START

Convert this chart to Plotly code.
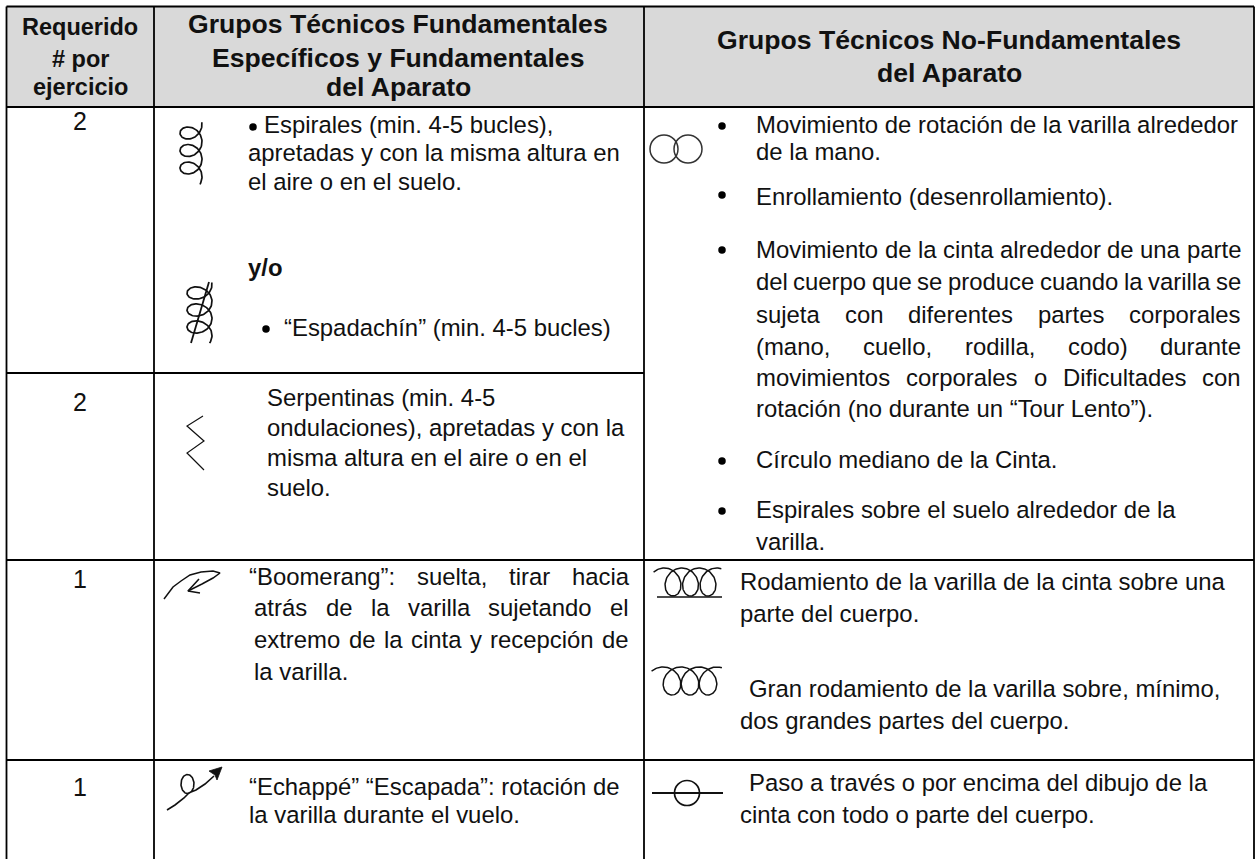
import numpy as np
import plotly.graph_objects as go

FONT = "Liberation Sans"
INK = "#111111"
BODY = 23.9
HEAD = 23.5
HEAD_BIG = 26.6

# ---- table text ----
req_labels = ["2", "2", "1", "1"]
req_y = [120.5, 402, 579, 787]

head_left = ["Requerido", "# por", "ejercicio"]
head_left_y = [27, 59, 87]
head_mid = ["Grupos Técnicos Fundamentales", "Específicos y Fundamentales", "del Aparato"]
head_mid_y = [24, 58, 87]
head_right = ["Grupos Técnicos No-Fundamentales", "del Aparato"]
head_right_y = [40, 73]

mid_lines = ["Espirales (min. 4-5 bucles),", "apretadas y con la misma altura en", "el aire o en el suelo.",
             "“Espadachín” (min. 4-5 bucles)",
             "Serpentinas (min. 4-5", "ondulaciones), apretadas y con la", "misma altura en el aire o en el", "suelo.",
             "“Boomerang”: suelta, tirar hacia", "atrás de la varilla sujetando el", "extremo de la cinta y recepción de", "la varilla.",
             "“Echappé” “Escapada”: rotación de", "la varilla durante el vuelo."]
mid_x = [263, 247, 247, 283, 266, 266, 266, 266, 248, 253, 253, 253, 248, 248]
mid_y = [124, 152, 181, 327, 397, 427, 457, 487, 576, 607, 639, 671, 786, 814]
mid_end = [0, 0, 0, 0, 0, 0, 0, 0, 628, 628, 628, 0, 0, 0]

right_lines = ["Movimiento de rotación de la varilla alrededor", "de la mano.",
               "Enrollamiento (desenrollamiento).",
               "Movimiento de la cinta alrededor de una parte", "del cuerpo que se produce cuando la varilla se",
               "sujeta con diferentes partes corporales", "(mano, cuello, rodilla, codo) durante",
               "movimientos corporales o Dificultades con", "rotación (no durante un “Tour Lento”).",
               "Círculo mediano de la Cinta.",
               "Espirales sobre el suelo alrededor de la", "varilla.",
               "Rodamiento de la varilla de la cinta sobre una", "parte del cuerpo.",
               "Gran rodamiento de la varilla sobre, mínimo,", "dos grandes partes del cuerpo.",
               "Paso a través o por encima del dibujo de la", "cinta con todo o parte del cuerpo."]
right_x = [755, 755, 755, 755, 755, 755, 755, 755, 755, 755, 755, 755, 739, 739, 748, 739, 748, 739]
right_y = [124, 151, 196, 249, 281, 314, 346, 377, 408, 459, 509, 541, 581, 613, 688, 720, 782, 814]
right_end = [0, 0, 0, 1240, 1240, 1240, 1240, 1240, 0, 0, 0, 0, 0, 0, 0, 0, 0, 0]

bullet_x = [253, 266, 722, 722, 722, 722, 722]
bullet_y = [127, 329, 126, 195, 250, 461, 511]

# ---- table frame ----
frame_left, frame_c1, frame_c2, frame_right = 6.5, 154, 644, 1254
frame_top, frame_head, frame_r1, frame_r2, frame_r3, frame_bottom = 6.5, 107, 373, 560, 760, 859

W = {" ": .278, "a": .556, "b": .556, "c": .5, "d": .556, "e": .556, "f": .278, "g": .556, "h": .556, "i": .222,
     "j": .222, "k": .5, "l": .222, "m": .833, "n": .556, "o": .556, "p": .556, "q": .556, "r": .333, "s": .5,
     "t": .278, "u": .556, "v": .5, "w": .722, "x": .5, "y": .5, "z": .5, "á": .556, "é": .556, "í": .278,
     "ó": .556, "(": .333, ")": .333, ",": .278, ".": .278, ":": .278, "“": .333, "”": .333, "-": .333,
     "B": .667, "D": .722, "M": .833, "E": .667}


def tw(s, size):
    return sum(W.get(c, .556) for c in s) * size


fig = go.Figure()
ann = []


def label(x, y, text, size=BODY, bold=False, anchor="left"):
    ann.append(dict(x=x, y=y, text=f"<b>{text}</b>" if bold else text, xref="x", yref="y", showarrow=False,
                    xanchor=anchor, yanchor="middle", borderpad=0,
                    font=dict(family=FONT, size=size, color=INK)))


def place(text, x, y, end):
    if not end:
        label(x, y, text)
        return
    words = text.split(" ")
    gap = (end - x - sum(tw(w, BODY) for w in words)) / (len(words) - 1)
    cur = x
    for w in words:
        label(cur, y, w)
        cur += tw(w, BODY) + gap


def stroke(xs, ys, width=1.7, color="#111111", fill=None):
    fig.add_trace(go.Scatter(x=xs, y=ys, mode="lines", line=dict(color=color, width=width), fill=fill,
                             fillcolor=color if fill else None, hoverinfo="skip", showlegend=False))


# header band
shapes = [dict(type="rect", xref="x", yref="y", x0=frame_left, x1=frame_right, y0=frame_top, y1=frame_head,
               fillcolor="#d9d9d9", line=dict(width=0), layer="below")]
seg = [(frame_left, frame_top, frame_right, frame_top), (frame_left, frame_head, frame_right, frame_head),
       (frame_left, frame_r1, frame_c2, frame_r1), (frame_left, frame_r2, frame_right, frame_r2),
       (frame_left, frame_r3, frame_right, frame_r3), (frame_left, frame_top, frame_left, frame_bottom),
       (frame_c1, frame_top, frame_c1, frame_bottom), (frame_c2, frame_top, frame_c2, frame_bottom),
       (frame_right, frame_top, frame_right, frame_bottom)]
for a, b, c, d in seg:
    shapes.append(dict(type="line", xref="x", yref="y", x0=a, y0=b, x1=c, y1=d, line=dict(color="black", width=1.8)))

for t, y in zip(req_labels, req_y):
    label(80, y, t, size=25, anchor="center")
for t, y in zip(head_left, head_left_y):
    label(80, y, t, size=HEAD, bold=True, anchor="center")
for t, y in zip(head_mid, head_mid_y):
    label(398, y, t, size=HEAD_BIG, bold=True, anchor="center")
for t, y in zip(head_right, head_right_y):
    label(949, y, t, size=HEAD_BIG, bold=True, anchor="center")
label(247, 267, "y/o", bold=True)
for t, x, y, e in zip(mid_lines, mid_x, mid_y, mid_end):
    place(t, x, y, e)
for t, x, y, e in zip(right_lines, right_x, right_y, right_end):
    place(t, x, y, e)

fig.add_trace(go.Scatter(x=bullet_x, y=bullet_y, mode="markers", marker=dict(color="black", size=7.5),
                         hoverinfo="skip", showlegend=False))


# ---- apparatus symbols ----
def vcoil(cx, y0, pitch, a, b, t0, t1):
    t = np.linspace(t0, t1, 260)
    return cx - a * np.cos(t), y0 + pitch * t / (2 * np.pi) - b * np.sin(t)


def hcoil(x0, cy, pitch, a, b, t0, t1):
    t = np.linspace(t0, t1, 260)
    return x0 + pitch * t / (2 * np.pi) - b * np.sin(t), cy + a * np.cos(t)


stroke(*vcoil(191, 133, 17.5, 11, 10, -1.05 * np.pi, 5.2 * np.pi))
stroke(*vcoil(199.5, 293, 17, 12.5, 10, -1.05 * np.pi, 5.2 * np.pi))
stroke([191, 209], [343, 282], width=1.8)
stroke([203, 187, 204, 187, 204], [416, 426, 441, 453, 470], width=1.2)

stroke([164, 173, 181, 190, 201, 213, 220, 213, 202, 188], [599, 587, 581, 575, 572, 571, 573, 578, 584, 591], width=1.5)
stroke([199, 188, 200], [579, 591, 593], width=1.6)

t = np.linspace(0, 1, 90)
lx = 187.5 + 6.5 * np.cos(np.pi / 2 - 2 * np.pi * t)
ly = 784 + 9.5 * np.sin(np.pi / 2 - 2 * np.pi * t)
stroke([167, 175, 184] + list(lx) + [196, 205, 214], [810, 805, 798] + list(ly) + [790, 784, 776], width=1.6)
stroke([222, 209, 215, 217, 222], [767, 771, 775, 780, 767], width=.8, fill="toself")

stroke(*hcoil(673, 582, 17.5, 14, 12, -1.25 * np.pi, 5.1 * np.pi), width=1.5)
stroke([657, 722], [597, 597], width=1.4)
stroke(*hcoil(672, 681, 18, 14, 13, -1.25 * np.pi, 5.1 * np.pi), width=1.5)
stroke([652, 723], [793, 793], width=1.8)

for cx, cy, r, w, col in [(664, 149, 14, 1.5, "#333333"), (688, 149, 14, 1.5, "#333333"), (687, 793, 12.5, 1.7, "#111111")]:
    shapes.append(dict(type="circle", xref="x", yref="y", x0=cx - r, x1=cx + r, y0=cy - r, y1=cy + r,
                       line=dict(color=col, width=w)))

fig.update_layout(width=1260, height=859, margin=dict(l=0, r=0, t=0, b=0), paper_bgcolor="white",
                  plot_bgcolor="white", shapes=shapes, annotations=ann, showlegend=False,
                  xaxis=dict(range=[0, 1260], visible=False, fixedrange=True),
                  yaxis=dict(range=[859, 0], visible=False, fixedrange=True))
fig.write_html("out.html", config={"displayModeBar": False},
               post_script="document.body.style.margin='0';document.documentElement.style.overflow='hidden';")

END

:: Work to be completed ::
Leave out any pictures, please, and quote only the lines from the top of the data through the line that contains "req_y = [120.5, 402, 579, 787]".

:: Expected answer ::
Convert this chart to Plotly code.
import numpy as np
import plotly.graph_objects as go

FONT = "Liberation Sans"
INK = "#111111"
BODY = 23.9
HEAD = 23.5
HEAD_BIG = 26.6

# ---- table text ----
req_labels = ["2", "2", "1", "1"]
req_y = [120.5, 402, 579, 787]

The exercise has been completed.